Tirant les leçons des types d’accords de défense issus de la loi constitutionnelle françaises du 4 juin 1960 et des abus auxquels ils ont donné lieu, une certaine évolution s’est amorcée vers des accords de défense qui mettaient cette fois-ci l’accent sur la formation, le renforcement des capacités, et les échanges d’informations. Ces nouveaux accords interdisent l’intervention des forces armées françaises dans le rétablissement de l’ordre public interne et dans les opérations militaires menées par un Etat. C’est dans ce cadre qu’on peut situer l’Accord de coopération en matière de défense entre la Guinée et la France signé le 13 janvier 2014. L’article 5 dudit Accord précise de manière très claire que les forces armées françaises « ne peuvent en aucun cas être associées à la préparation ou à l’exécution d’opérations de guerre ni à des actions de maintien ou de rétablissement de l’ordre, de la sécurité publique ou de la souveraineté nationale, ni intervenir dans ces opérations ».

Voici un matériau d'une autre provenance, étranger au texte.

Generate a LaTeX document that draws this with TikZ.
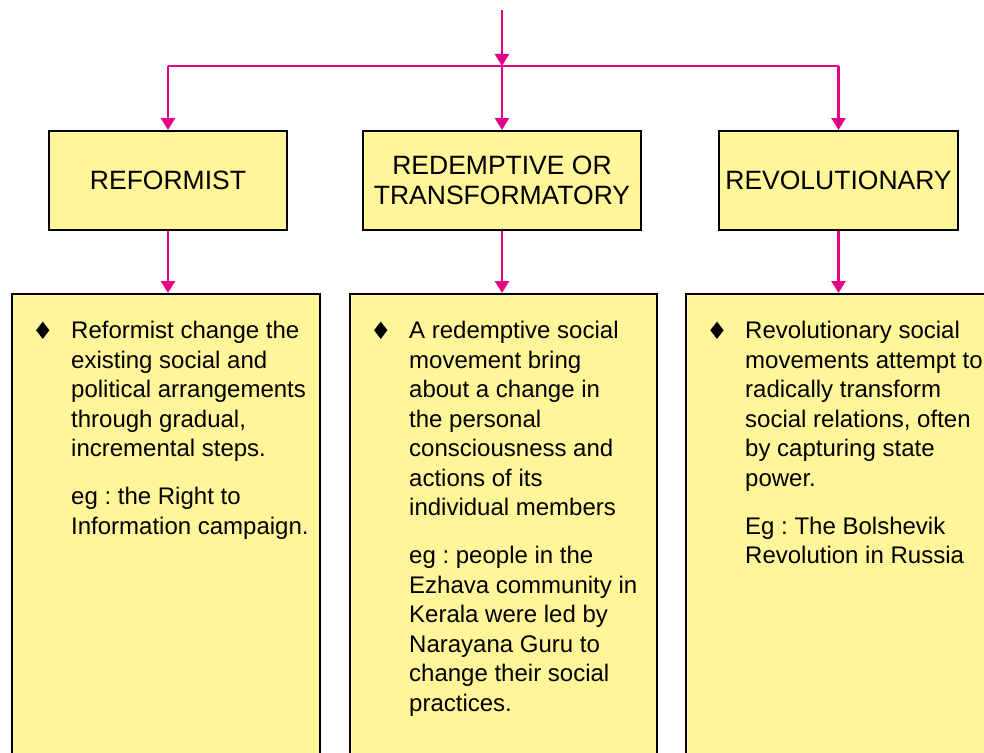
\documentclass[tikz,border=0pt]{standalone}
\usepackage{fontspec}
\setmainfont{Liberation Sans}
\newfontfamily\symfont{DejaVu Sans}
\usetikzlibrary{arrows.meta}
\frenchspacing

\definecolor{boxfill}{RGB}{255,245,153}
\definecolor{linkpink}{RGB}{230,0,132}

\newcommand{\dia}{{\symfont\char"2666}}

\begin{document}
\begin{tikzpicture}[x=1pt,y=-1pt,
  head/.style={draw,line width=2pt,fill=boxfill,minimum height=99pt,inner sep=0pt,
    anchor=north west,align=center,font=\fontsize{26.5}{30}\selectfont},
  panel/.style={draw,line width=2pt,fill=boxfill,minimum height=520pt,anchor=north west},
  body/.style={anchor=north west,align=left,inner sep=0pt,font=\fontsize{24}{29.5}\selectfont},
  dot/.style={anchor=base,inner sep=0pt,font=\fontsize{24}{24}\selectfont},
  link/.style={draw=linkpink,line width=2.5pt},
  flow/.style={link,-{Triangle[length=12pt,width=14pt]}}]
 \clip (0,0) rectangle (984,752);

 % kinds of movement
 \node[head,minimum width=238pt] (ref) at (48,130) {REFORMIST};
 \node[head,minimum width=278pt] (red) at (362,130) {REDEMPTIVE OR\\TRANSFORMATORY};
 \node[head,minimum width=239pt] (rev) at (718,130) {REVOLUTIONARY};

 % description panels (run off the page)
 \node[panel,minimum width=308pt] (refbox) at (11,293) {};
 \node[panel,minimum width=307pt] (redbox) at (349,293) {};
 \node[panel,minimum width=330pt] (revbox) at (685,293) {};

 \node[body] (reftxt) at ([shift={(60,28)}]refbox.north west)
  {Reformist change the\\existing social and\\political arrangements\\through gradual,\\incremental steps.\\[18.5pt]
   eg : the Right to\\Information campaign.};
 \node[body] (redtxt) at ([shift={(60,28)}]redbox.north west)
  {A redemptive social\\movement bring\\about a change in\\the personal\\consciousness and\\actions of its\\individual members\\[18.5pt]
   eg : people in the\\Ezhava community in\\Kerala were led by\\Narayana Guru to\\change their social\\practices.};
 \node[body] (revtxt) at ([shift={(60,28)}]revbox.north west)
  {Revolutionary social\\movements attempt to\\radically transform\\social relations, often\\by capturing state\\power.\\[18.5pt]
   Eg : The Bolshevik\\Revolution in Russia};

 \node[dot] at ([shift={(-28,18)}]reftxt.north west) {\dia};
 \node[dot] at ([shift={(-28,18)}]redtxt.north west) {\dia};
 \node[dot] at ([shift={(-28,18)}]revtxt.north west) {\dia};

 % connectors
 \coordinate (top) at (red.north |- 0,10);
 \coordinate (split) at (red.north |- 0,66);
 \draw[flow] (top) -- (split);
 \draw[link] (split -| ref.north) -- (split -| rev.north);
 \draw[flow] (split -| ref.north) -- (ref.north);
 \draw[flow] (split) -- (red.north);
 \draw[flow] (split -| rev.north) -- (rev.north);
 \draw[flow] (ref.south) -- (ref.south |- refbox.north);
 \draw[flow] (red.south) -- (red.south |- redbox.north);
 \draw[flow] (rev.south) -- (rev.south |- revbox.north);
\end{tikzpicture}
\end{document}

Le nouveau contexte politique et sécuritaire du continent noir est aujourd’hui  complètement différent de ce qu’il était il y a quelques années. Ce contexte très évolutif et complexe commande une réforme en profondeur des relations franco-africaines en matière de défense. L’idée ici n’est pas de rompre avec la France dans ce domaine, mais d’adapter les instruments juridico-institutionnels aux nouvelles réalités y compris la pluralité d’acteurs internationaux en présence ( la Russie, la Chine, les USA, le Royaume Uni, etc.).  Plus précisément, il s’agit d’assurer la montée en puissance de la Force africaine en attente, afin de donner à celle-ci la capacité de relever les défis sécuritaires du continent. La sécurité du continent doit revenir tôt ou tard aux africains eux-mêmes.